**GIVEN EXERCISE**.
Type out the data exactly as given. Skip any image.

**RECORDED INFORMATION**.

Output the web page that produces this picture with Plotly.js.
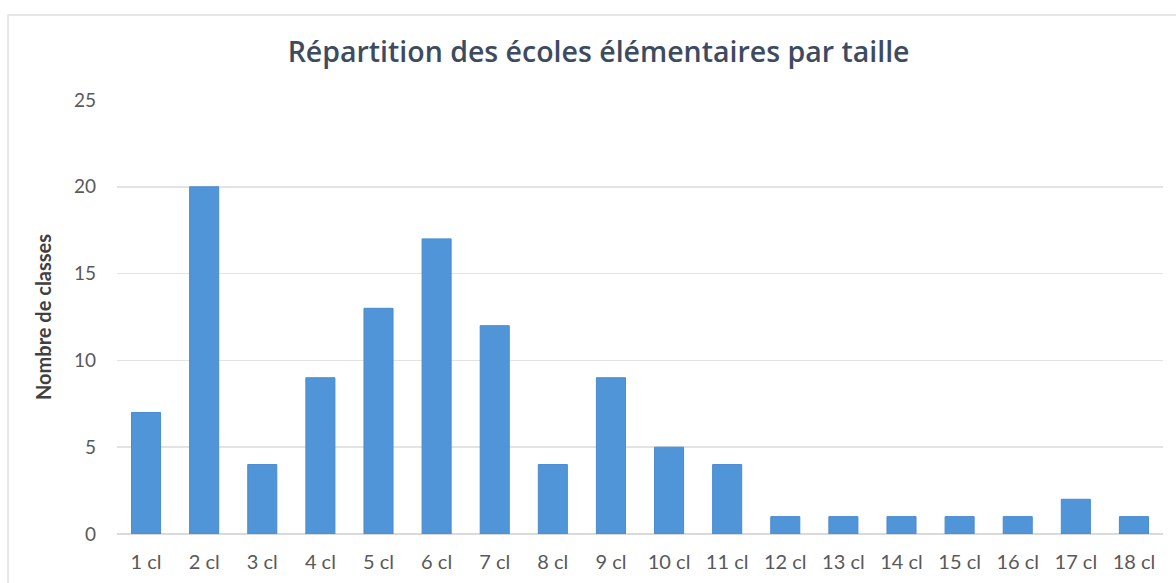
<!DOCTYPE html>
<html>
<head>
<meta charset="utf-8">
<script src="https://cdn.plot.ly/plotly-3.0.1.min.js"></script>
<style>html,body{margin:0;padding:0;background:#fff;}#chart{width:1176px;height:583px;}</style>
</head>
<body>
<div id="chart"></div>
<script>
const categories = ["1 cl","2 cl","3 cl","4 cl","5 cl","6 cl","7 cl","8 cl","9 cl","10 cl","11 cl","12 cl","13 cl","14 cl","15 cl","16 cl","17 cl","18 cl"];
const counts = [7, 20, 4, 9, 13, 17, 12, 4, 9, 5, 4, 1, 1, 1, 1, 1, 2, 1];
const yTicks = [0, 5, 10, 15, 20, 25];

const trace = {
  type: 'bar',
  x: categories,
  y: counts,
  marker: {color: '#5195d9', line: {color: '#4a8ad0', width: 1}},
  hoverinfo: 'x+y'
};

const layout = {
  width: 1176, height: 583,
  margin: {l: 117, r: 13, t: 100, b: 49},
  paper_bgcolor: '#ffffff', plot_bgcolor: '#ffffff',
  bargap: 0.5,
  showlegend: false,
  font: {family: 'Lato, "Open Sans", sans-serif', color: '#595959'},
  title: {
    text: 'Répartition des écoles élémentaires par taille',
    font: {family: '"Open Sans", Lato, sans-serif', size: 28.5, color: '#3d4b60', weight: 600},
    x: 0.509, xanchor: 'center', y: 0.91, yanchor: 'middle'
  },
  xaxis: {
    type: 'category',
    tickfont: {size: 20, color: '#595959'},
    showgrid: false, zeroline: false,
    showline: false, ticks: '', ticklen: 0,
    ticklabelstandoff: 14
  },
  yaxis: {
    range: [0, 25],
    tickvals: yTicks,
    tickfont: {size: 19, color: '#595959'},
    showgrid: true, gridcolor: '#e3e3e3', gridwidth: 1.5,
    zeroline: true, zerolinecolor: '#dadada', zerolinewidth: 1.5,
    ticks: '', ticklabelstandoff: 20,
    title: {
      text: 'Nombre de classes',
      font: {family: 'Lato, "Open Sans", sans-serif', size: 20, color: '#404040', weight: 'bold'},
      standoff: 16
    }
  },
  shapes: [{
    type: 'rect', xref: 'paper', yref: 'paper',
    x0: -0.1042, x1: 1.05, y0: -0.2, y1: 1.196,
    line: {color: '#e0e0e0', width: 1.5}, fillcolor: 'rgba(0,0,0,0)', layer: 'below'
  }]
};

Plotly.newPlot('chart', [trace], layout, {displayModeBar: false, staticPlot: true});
</script>
</body>
</html>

**CORRECT RESPONSE**.
Output the web page that produces this picture with Plotly.js.
<!DOCTYPE html>
<html>
<head>
<meta charset="utf-8">
<script src="https://cdn.plot.ly/plotly-3.0.1.min.js"></script>
<style>html,body{margin:0;padding:0;background:#fff;}#chart{width:1176px;height:583px;}</style>
</head>
<body>
<div id="chart"></div>
<script>
const categories = ["1 cl","2 cl","3 cl","4 cl","5 cl","6 cl","7 cl","8 cl","9 cl","10 cl","11 cl","12 cl","13 cl","14 cl","15 cl","16 cl","17 cl","18 cl"];
const counts = [7, 20, 4, 9, 13, 17, 12, 4, 9, 5, 4, 1, 1, 1, 1, 1, 2, 1];
const yTicks = [0, 5, 10, 15, 20, 25];

const trace = {
  type: 'bar',
  x: categories,
  y: counts,
  marker: {color: '#5195d9', line: {color: '#4a8ad0', width: 1}},
  hoverinfo: 'x+y'
};

const layout = {
  width: 1176, height: 583,
  margin: {l: 117, r: 13, t: 100, b: 49},
  paper_bgcolor: '#ffffff', plot_bgcolor: '#ffffff',
  bargap: 0.5,
  showlegend: false,
  font: {family: 'Lato, "Open Sans", sans-serif', color: '#595959'},
  title: {
    text: 'Répartition des écoles élémentaires par taille',
    font: {family: '"Open Sans", Lato, sans-serif', size: 28.5, color: '#3d4b60', weight: 600},
    x: 0.509, xanchor: 'center', y: 0.91, yanchor: 'middle'
  },
  xaxis: {
    type: 'category',
    tickfont: {size: 20, color: '#595959'},
    showgrid: false, zeroline: false,
    showline: false, ticks: '', ticklen: 0,
    ticklabelstandoff: 14
  },
  yaxis: {
    range: [0, 25],
    tickvals: yTicks,
    tickfont: {size: 19, color: '#595959'},
    showgrid: true, gridcolor: '#e3e3e3', gridwidth: 1.5,
    zeroline: true, zerolinecolor: '#dadada', zerolinewidth: 1.5,
    ticks: '', ticklabelstandoff: 20,
    title: {
      text: 'Nombre de classes',
      font: {family: 'Lato, "Open Sans", sans-serif', size: 20, color: '#404040', weight: 'bold'},
      standoff: 16
    }
  },
  shapes: [{
    type: 'rect', xref: 'paper', yref: 'paper',
    x0: -0.1042, x1: 1.05, y0: -0.2, y1: 1.196,
    line: {color: '#e0e0e0', width: 1.5}, fillcolor: 'rgba(0,0,0,0)', layer: 'below'
  }]
};

Plotly.newPlot('chart', [trace], layout, {displayModeBar: false, staticPlot: true});
</script>
</body>
</html>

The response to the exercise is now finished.